The “dead boys” in question are Edwin Payne and Charles Rowland, a pair of teenage ghosts who first appeared in a 1991 edition of The Sandman, and later starred in a DC comic book series of their own. Edwin, played by newcomer George Rexstrew in the TV adaptation, is a bow tie-wearing boarding-school boy from the 1910s, killed by a bunch of bullies attempting a demonic rite. He is sharp, studious and a bit of a stick in the mud. Naturally, his best friend and fellow sleuth Charles (Jayden Revri) is Edwin’s polar opposite in almost every possible way: he’s an easy-going Nineties boy with an earring and a “make it up as you go along” approach (which often tends to involve the magical cricket bat that he lugs around wherever he goes).

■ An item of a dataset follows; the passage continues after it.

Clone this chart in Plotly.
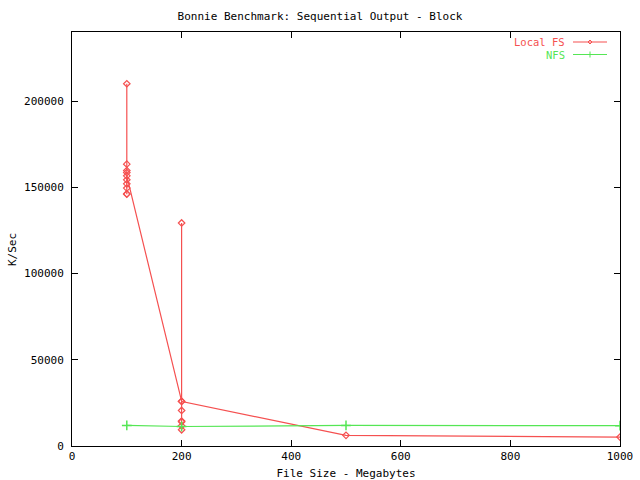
import plotly.graph_objects as go

# Local FS measurements (in run order)
local_x = [100]*10 + [200]*8 + [500, 1000]
local_y = [210000, 163400, 159700, 158500, 154300, 152000, 149500, 146200, 146000, 156600,
           26000, 129300, 20600, 14500, 14000, 11700, 9400, 25800,
           6200, 5200]

nfs_x = [100, 200, 500, 1000]
nfs_y = [11900, 11300, 11900, 11800]

red = "#f55050"
green = "#55e655"
font = dict(family="DejaVu Sans Mono", size=11, color="black")

fig = go.Figure()
fig.add_trace(go.Scatter(x=local_x, y=local_y, mode="lines+markers", name="Local FS",
                         line=dict(color=red, width=1.2),
                         marker=dict(symbol="diamond-open", size=5, color=red, line=dict(width=1.2))))
fig.add_trace(go.Scatter(x=nfs_x, y=nfs_y, mode="lines+markers", name="NFS",
                         line=dict(color=green, width=1.2),
                         marker=dict(symbol="cross-thin-open", size=7, color=green, line=dict(width=1.5, color=green))))

axis_common = dict(showgrid=False, zeroline=False, showline=True, linecolor="black", linewidth=1,
                   mirror="allticks", ticks="inside", ticklen=6, tickcolor="black",
                   tickfont=font, automargin=False)
fig.update_xaxes(range=[0, 1000], tickvals=[0, 200, 400, 600, 800, 1000],
                 title=dict(text="File Size - Megabytes", font=font, standoff=8), **axis_common)
fig.update_yaxes(range=[0, 240000], tickvals=[0, 50000, 100000, 150000, 200000],
                 tickformat="d", ticklabelstandoff=5, **axis_common)

# custom gnuplot-style legend (text left, sample right)
legend_items = [("Local FS", red, 42.0), ("NFS", green, 54.5)]
W, H = 640, 480
ml, mr, mt, mb = 72, 20, 32, 34
pw, ph = W - ml - mr, H - mt - mb
def px(x): return (x - ml) / pw
def py(y): return 1 - (y - mt) / ph
shapes = []
annotations = [dict(text="K/Sec", x=px(12), y=py(250), xref="paper", yref="paper",
                    xanchor="center", yanchor="middle", textangle=-90, showarrow=False,
                    font=font)]
for name, col, yy in legend_items:
    annotations.append(dict(text=name, x=px(566), y=py(yy), xref="paper", yref="paper",
                            xanchor="right", yanchor="middle", showarrow=False, borderpad=0,
                            font=dict(family="DejaVu Sans Mono", size=10.5, color=col)))
    shapes.append(dict(type="line", x0=px(573), x1=px(607), y0=py(yy), y1=py(yy),
                       xref="paper", yref="paper", line=dict(color=col, width=1.2)))
# markers on legend samples
shapes.append(dict(type="path", xref="paper", yref="paper",
                   path=f"M {px(588)} {py(42.0)} L {px(590)} {py(40.0)} L {px(592)} {py(42.0)} L {px(590)} {py(44.0)} Z",
                   line=dict(color=red, width=1)))
shapes.append(dict(type="line", xref="paper", yref="paper", x0=px(590), x1=px(590),
                   y0=py(51.5), y1=py(57.5), line=dict(color=green, width=1)))

fig.update_layout(
    width=W, height=H,
    margin=dict(l=ml, r=mr, t=mt, b=mb),
    paper_bgcolor="white", plot_bgcolor="white",
    showlegend=False,
    title=dict(text="Bonnie Benchmark: Sequential Output - Block", x=0.5, xanchor="center",
               y=1 - 16/480, yanchor="middle", yref="container", font=font, automargin=False),
    font=font,
    shapes=shapes, annotations=annotations,
)
fig.write_html("out.html", config={"displayModeBar": False},
               post_script="document.body.style.margin='0';document.body.style.overflow='hidden';")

Both of them are stuck in limbo between the worlds of the living and the dead – in the first episode, we see them hide from Death, with Kirby Howell-Baptiste’s anti-Grim Reaper from The Sandman making an early cameo. Their shared purpose is to help their fellow phantoms – and sometimes the odd human – by unravelling mysteries at their detective agency: they are “ghosts solving the cases no one else can”. When we first meet them, the duo are slap-bang in the middle of a supernatural caper, pursued by a traumatised ghost in a gas mask; this First World War-era spook has been unsettled by a new museum exhibit remembering the conflict.

George Rexstrew as Edwin, Jayden Revri as Charles and Kassius Nelson as Crystal in ‘Dead Boy Detectives’ (Netflix)

There are a lot of head-spinning quick cuts as the boys hop from location to location – they can travel through mirrors because they’re ghosts, we learn in snatches of expository dialogue. This isn’t just a matter of first-episode scene-setting – characters keep having to regurgitate big chunks of fantasy lore or explain various magical creatures or objects to keep the viewer abreast of exactly what is going on.

When a Victorian girl ghost arrives at the agency with a new case, the pair end up befriending Crystal (Kassius Nelson), a (living) clairvoyant whose psychic skills prove pretty useful. But swathes of Crystal’s memories have gone awol thanks to an encounter with a demon (who has the distinctly un-demonic name of “David”, which for some reason made me laugh more than many of the actual punch lines). Her attempts to recapture her memories act as a narrative thread throughout the episodes; otherwise, the cases tend to be wrapped up by the end of each instalment, a bit like Scooby-Doo, or a very zany, paranormal spin on an ITV3 detective drama.

There’s stuff to like here: The White Lotus’s Lukas Gage is plenty of fun as one of the show’s more memorable villains, the Cat King, who seems to have burst straight out of a cursed production of the Andrew Lloyd Webber show, and Rexstrew and Revri are charming leads. But it’s not enough to make you want to stick with the convoluted, but somehow still predictable, plotting. I’m not convinced this one will have much of an afterlife.